Truth be told I am still trying to figure out exactly what the ‘end goal’ of 231 Lacrosse is, but the three objectives I try to keep in mind when producing content are as follows:
- Showcase the sport of lacrosse:
In my experience when people come to know about and understand lacrosse it’s a game they enjoy and find exciting to watch. In short: the more content being produced and available to view, the more likely people are to see it.
- Provide a tool for players and fans to share their sport with friends and family
Following on from the above, people are far more likely to come across lacrosse if somebody else puts it in front of them. So, the big questions are: Who is going to share it and what are they going to show them?
Full games? Too long. NCAA or MLL finals highlights? Better: more exciting, less time consuming and, arguably, the pinnacle of the sport. However, is a ‘lacrosse outsider’ (a terrible phrase) more likely to watch footage of players from a team and league they have never heard of or footage of people they know, i.e. you, the team you play for or the person that you went to university with?
If you’re going to show them a video once there probably isn’t much in it, but if you’re looking for regular engagement I think a person’s initial interest will come for you and your link to the sport… not the sport itself.
Case in point: Would I go and watch a random bowls match? Almost certainly not. Would I go and watch my Mum play bowls? Absolutely.
- Produce content that people in the UK can [better] relate to
There are a lot of people out there doing a fantastic job of showcasing lacrosse on a global scale, but I felt that the vast majority of this content had a heavy American/Canadian – or simply non-UK – focus.
Whist this is entirely understandable due to the popularity, standard and commercial potential of lacrosse in these regions I found it made it harder to share the game with people I knew, living here in the UK. It almost presented a hurdle to get over before you could really talk to people about the sport: ‘Isn’t that an American game?’, ‘I didn’t realise that was played in the UK’, ‘I think I’ve seen that in American Pie?’, etc., etc.
I thought if more people could see that lacrosse is being played in the UK it’s something that might come up in conversation more regularly, which might lead to more people giving it a go.

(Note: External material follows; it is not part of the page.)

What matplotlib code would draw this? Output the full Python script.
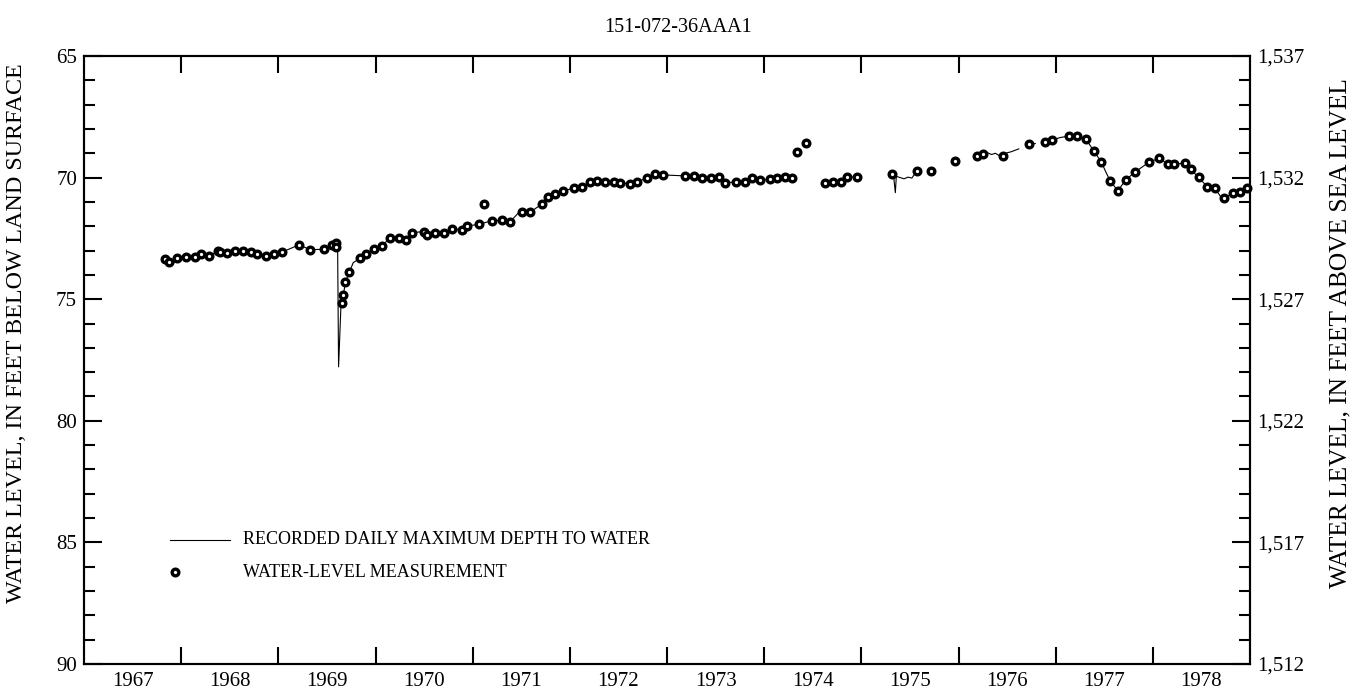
import numpy as np
import matplotlib.pyplot as plt
from matplotlib.ticker import MultipleLocator, FixedLocator, FuncFormatter

plt.rcParams['font.family'] = ['Liberation Serif', 'DejaVu Serif']

# water-level measurements (year, depth below land surface, ft)
meas_year = [1967.83, 1967.875, 1967.954, 1968.046, 1968.14, 1968.20, 1968.29, 1968.38, 1968.40,
             1968.475, 1968.55, 1968.64, 1968.72, 1968.78, 1968.87, 1968.96, 1969.04, 1969.21,
             1969.33, 1969.47, 1969.55, 1969.59, 1969.59, 1969.652, 1969.67, 1969.686, 1969.73,
             1969.84, 1969.90, 1969.98, 1970.07, 1970.15, 1970.24, 1970.31, 1970.38, 1970.50,
             1970.53, 1970.61, 1970.70, 1970.79, 1970.89, 1970.94, 1971.07, 1971.12, 1971.195,
             1971.30, 1971.38, 1971.51, 1971.59, 1971.71, 1971.78, 1971.85, 1971.93, 1972.04,
             1972.13, 1972.21, 1972.28, 1972.36, 1972.45, 1972.52, 1972.62, 1972.69, 1972.79,
             1972.88, 1972.955, 1973.19, 1973.28, 1973.36, 1973.45, 1973.535, 1973.60, 1973.71,
             1973.80, 1973.87, 1973.96, 1974.06, 1974.135, 1974.21, 1974.29, 1974.34, 1974.43,
             1974.63, 1974.71, 1974.79, 1974.85, 1974.96, 1975.32, 1975.57, 1975.72, 1975.96,
             1976.19, 1976.255, 1976.46, 1976.73, 1976.89, 1976.965, 1977.14, 1977.22, 1977.31,
             1977.39, 1977.47, 1977.56, 1977.64, 1977.72, 1977.82, 1977.96, 1978.06, 1978.16,
             1978.22, 1978.33, 1978.39, 1978.47, 1978.56, 1978.64, 1978.735, 1978.82, 1978.90,
             1978.97]
meas_depth = [73.36, 73.46, 73.29, 73.25, 73.25, 73.13, 73.21, 73.02, 73.05,
              73.11, 73.03, 73.02, 73.05, 73.13, 73.22, 73.13, 73.06, 72.77,
              72.96, 72.95, 72.77, 72.70, 72.84, 75.17, 74.83, 74.28, 73.89,
              73.32, 73.14, 72.94, 72.80, 72.47, 72.50, 72.57, 72.26, 72.22,
              72.36, 72.26, 72.26, 72.11, 72.15, 71.99, 71.92, 71.10, 71.77,
              71.76, 71.82, 71.43, 71.43, 71.09, 70.81, 70.67, 70.54, 70.44,
              70.37, 70.17, 70.14, 70.19, 70.19, 70.21, 70.26, 70.17, 70.03,
              69.85, 69.89, 69.93, 69.95, 70.03, 70.00, 69.96, 70.21, 70.18,
              70.17, 70.00, 70.10, 70.06, 70.03, 69.96, 70.00, 68.93, 68.59,
              70.24, 70.17, 70.17, 69.99, 69.96, 69.86, 69.73, 69.73, 69.32,
              69.11, 69.04, 69.11, 68.63, 68.55, 68.45, 68.29, 68.29, 68.41,
              68.89, 69.36, 70.13, 70.54, 70.10, 69.76, 69.37, 69.21, 69.44,
              69.44, 69.41, 69.66, 69.99, 70.37, 70.44, 70.85, 70.65, 70.58,
              70.44]

# recorded daily maximum depth to water (nan = no record)
rec_year = [1967.83, 1967.87, 1967.92, 1967.95, 1968.05, 1968.14, 1968.20, 1968.29, 1968.38,
            1968.47, 1968.55, 1968.64, 1968.72, 1968.78, 1968.87, 1968.96, 1969.04, 1969.21,
            1969.33, 1969.47, 1969.55, 1969.59, 1969.61, 1969.62, 1969.645, 1969.67, 1969.69,
            1969.73, 1969.77, 1969.84, 1969.90, 1969.98, 1970.07, 1970.15, 1970.24, 1970.31,
            1970.38, 1970.50, 1970.53, 1970.61, 1970.70, 1970.79, 1970.89, 1970.94, 1971.07,
            1971.195, 1971.30, 1971.38, 1971.49, 1971.59, 1971.71, 1971.78, 1971.85, 1971.93,
            1972.04, 1972.13, 1972.21, 1972.28, 1972.36, 1972.45, 1972.52, 1972.62, 1972.69,
            1972.79, 1972.88, 1972.955, 1973.19, 1973.28, 1973.36, 1973.45, 1973.535, 1973.60,
            1973.71, 1973.80, 1973.87, 1973.96, 1974.06, 1974.135, 1974.21, 1974.29, 1974.30,
            1974.63, 1974.71, 1974.79, 1974.85, 1974.96, 1974.97,
            1975.33, 1975.35, 1975.36, 1975.40, 1975.44, 1975.48, 1975.52, 1975.57, 1975.58,
            1976.255, 1976.30, 1976.34, 1976.38, 1976.42, 1976.46, 1976.50, 1976.54, 1976.58,
            1976.62, 1976.63,
            1976.74, 1976.79, 1976.80,
            1976.89, 1976.965, 1977.05, 1977.14, 1977.22, 1977.31, 1977.39, 1977.47, 1977.52,
            1977.56, 1977.64, 1977.72, 1977.82, 1977.96, 1978.06, 1978.16, 1978.22, 1978.33,
            1978.39, 1978.47, 1978.56, 1978.64, 1978.70, 1978.735, 1978.82, 1978.90, 1978.97,
            1979.0]
rec_depth = [73.36, 73.50, 73.55, 73.30, 73.25, 73.25, 73.13, 73.21, 73.02,
             73.11, 73.03, 73.02, 73.05, 73.13, 73.22, 73.13, 73.06, 72.77,
             72.96, 72.95, 72.77, 72.70, 72.75, 77.78, 75.20, 74.83, 74.28,
             73.91, 73.50, 73.32, 73.14, 72.94, 72.80, 72.47, 72.50, 72.57,
             72.26, 72.22, 72.36, 72.26, 72.26, 72.11, 72.15, 71.99, 71.92,
             71.77, 71.76, 71.84, 71.37, 71.43, 71.09, 70.81, 70.67, 70.54,
             70.44, 70.37, 70.17, 70.14, 70.19, 70.19, 70.21, 70.26, 70.17,
             70.03, 69.85, 69.89, 69.93, 69.96, 70.03, 70.00, 69.96, 70.21,
             70.18, 70.17, 70.00, 70.10, 70.06, 70.03, 69.96, 70.00, np.nan,
             70.24, 70.17, 70.17, 69.99, 69.96, np.nan,
             69.86, 70.62, 69.95, 70.00, 70.05, 69.98, 70.02, 69.73, np.nan,
             69.04, 68.98, 69.05, 69.00, 69.10, 69.06, 68.98, 68.94, 68.88,
             68.82, np.nan,
             68.62, 68.60, np.nan,
             68.55, 68.45, 68.35, 68.29, 68.29, 68.41, 68.89, 69.36, 69.80,
             70.13, 70.54, 70.10, 69.76, 69.37, 69.21, 69.44, 69.44, 69.41,
             69.66, 69.99, 70.37, 70.44, 70.80, 70.85, 70.65, 70.58, 70.44,
             70.45]

years = list(range(1967, 1979))
depth_ticks = [65, 70, 75, 80, 85, 90]
land_surface = 1602

fig = plt.figure(figsize=(13.56, 6.96), dpi=100)
ax = fig.add_axes([84 / 1356, 32 / 696, 1166 / 1356, 608 / 696])

ax.plot(rec_year, rec_depth, color='black', lw=0.8)
ax.plot(meas_year, meas_depth, 'o', ms=4.8, mfc='white', mec='black', mew=2.4, clip_on=False)

ax.set_xlim(1967, 1979)
ax.set_ylim(90, 65)

# year boundaries get ticks, labels sit mid-year
ax.xaxis.set_major_locator(FixedLocator([y + 1 for y in years[:-1]]))
ax.xaxis.set_minor_locator(FixedLocator([y + 0.5 for y in years]))
ax.xaxis.set_major_formatter(FuncFormatter(lambda v, p: ''))
ax.xaxis.set_minor_formatter(FuncFormatter(lambda v, p: str(int(v))))
ax.tick_params(axis='x', which='major', direction='in', length=12.5, width=1.5, top=True)
ax.tick_params(axis='x', which='minor', length=0, labelsize=15, pad=6)

ax.yaxis.set_major_locator(FixedLocator(depth_ticks))
ax.yaxis.set_minor_locator(MultipleLocator(1))
ax.tick_params(axis='y', which='major', direction='in', length=13, width=1.5, labelsize=15, pad=5)
ax.tick_params(axis='y', which='minor', direction='in', length=8, width=1.5)
for s in ax.spines.values():
    s.set_linewidth(1.5)

ax2 = ax.twinx()
ax2.set_ylim(land_surface - 90, land_surface - 65)
ax2.yaxis.set_major_locator(FixedLocator([land_surface - d for d in depth_ticks]))
ax2.yaxis.set_minor_locator(MultipleLocator(1))
ax2.yaxis.set_major_formatter(FuncFormatter(lambda v, p: f'{int(round(v)):,}'))
ax2.tick_params(axis='y', which='major', direction='in', length=13, width=1.5, labelsize=15, pad=5)
ax2.tick_params(axis='y', which='minor', direction='in', length=8, width=1.5)
for s in ax2.spines.values():
    s.set_linewidth(1.5)

# legend
ax.plot([0.0738, 0.1252], [0.204, 0.204], color='black', lw=0.8, transform=ax.transAxes)
ax.plot([0.078], [0.151], 'o', ms=4.8, mfc='white', mec='black', mew=2.4, transform=ax.transAxes)
ax.text(0.1364, 0.204, 'RECORDED DAILY MAXIMUM DEPTH TO WATER', transform=ax.transAxes,
        fontsize=13, va='center')
ax.text(0.1364, 0.151, 'WATER-LEVEL MEASUREMENT', transform=ax.transAxes,
        fontsize=13, va='center')

fig.text(0.5, 1 - 27 / 696, '151-072-36AAA1', ha='center', va='center', fontsize=14.5)
fig.text(17 / 1356, 0.521, 'WATER LEVEL, IN FEET BELOW LAND SURFACE', rotation=90,
         ha='center', va='center', fontsize=17.3)
fig.text(1340 / 1356, 0.521, 'WATER LEVEL, IN FEET ABOVE SEA LEVEL', rotation=90,
         ha='center', va='center', fontsize=18.3)

fig.savefig('out.png', dpi=100)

I also found myself thinking ‘If you give little Jonny or Jane a lacrosse stick and encourage them to take up the game, are they going to relate more to footage of a DI NCAA College Athlete from a place they have never heard of, or a senior player from their home club [or at least county] they see week in, week out?’
Hopefully, for my sake, the answer is the latter.
For lacrosse to grow as a sport the existing players and fans of the game need to share it with the future players and fans of the game. Similarly, for 231 Lacrosse to be able to contribute towards this growth it requires current viewers to share it with future viewers and so here is my plea: If you like and enjoy the content being produced, subscribe to the channel and share the videos with your friends in person or on social media – especially those who don’t play or know about lacrosse.
I only know of lacrosse as a friend from university continually invited me down to a taster session and showed me the game. Looking back on my experiences and friendships over the last six plus years I’m so grateful they did.
I’m not naïve enough to think showing one lacrosse video to someone will immediately make that individual a lacrosse player/fan (or even ever), but I do think that more people knowing about lacrosse can only be a good thing for the growth of the sport.
The next 18 months provides huge potential to shine a spotlight on our sport, but there is limited merit in purely ‘preaching to the converted’. So, share your game with somebody new… you might find out they like it.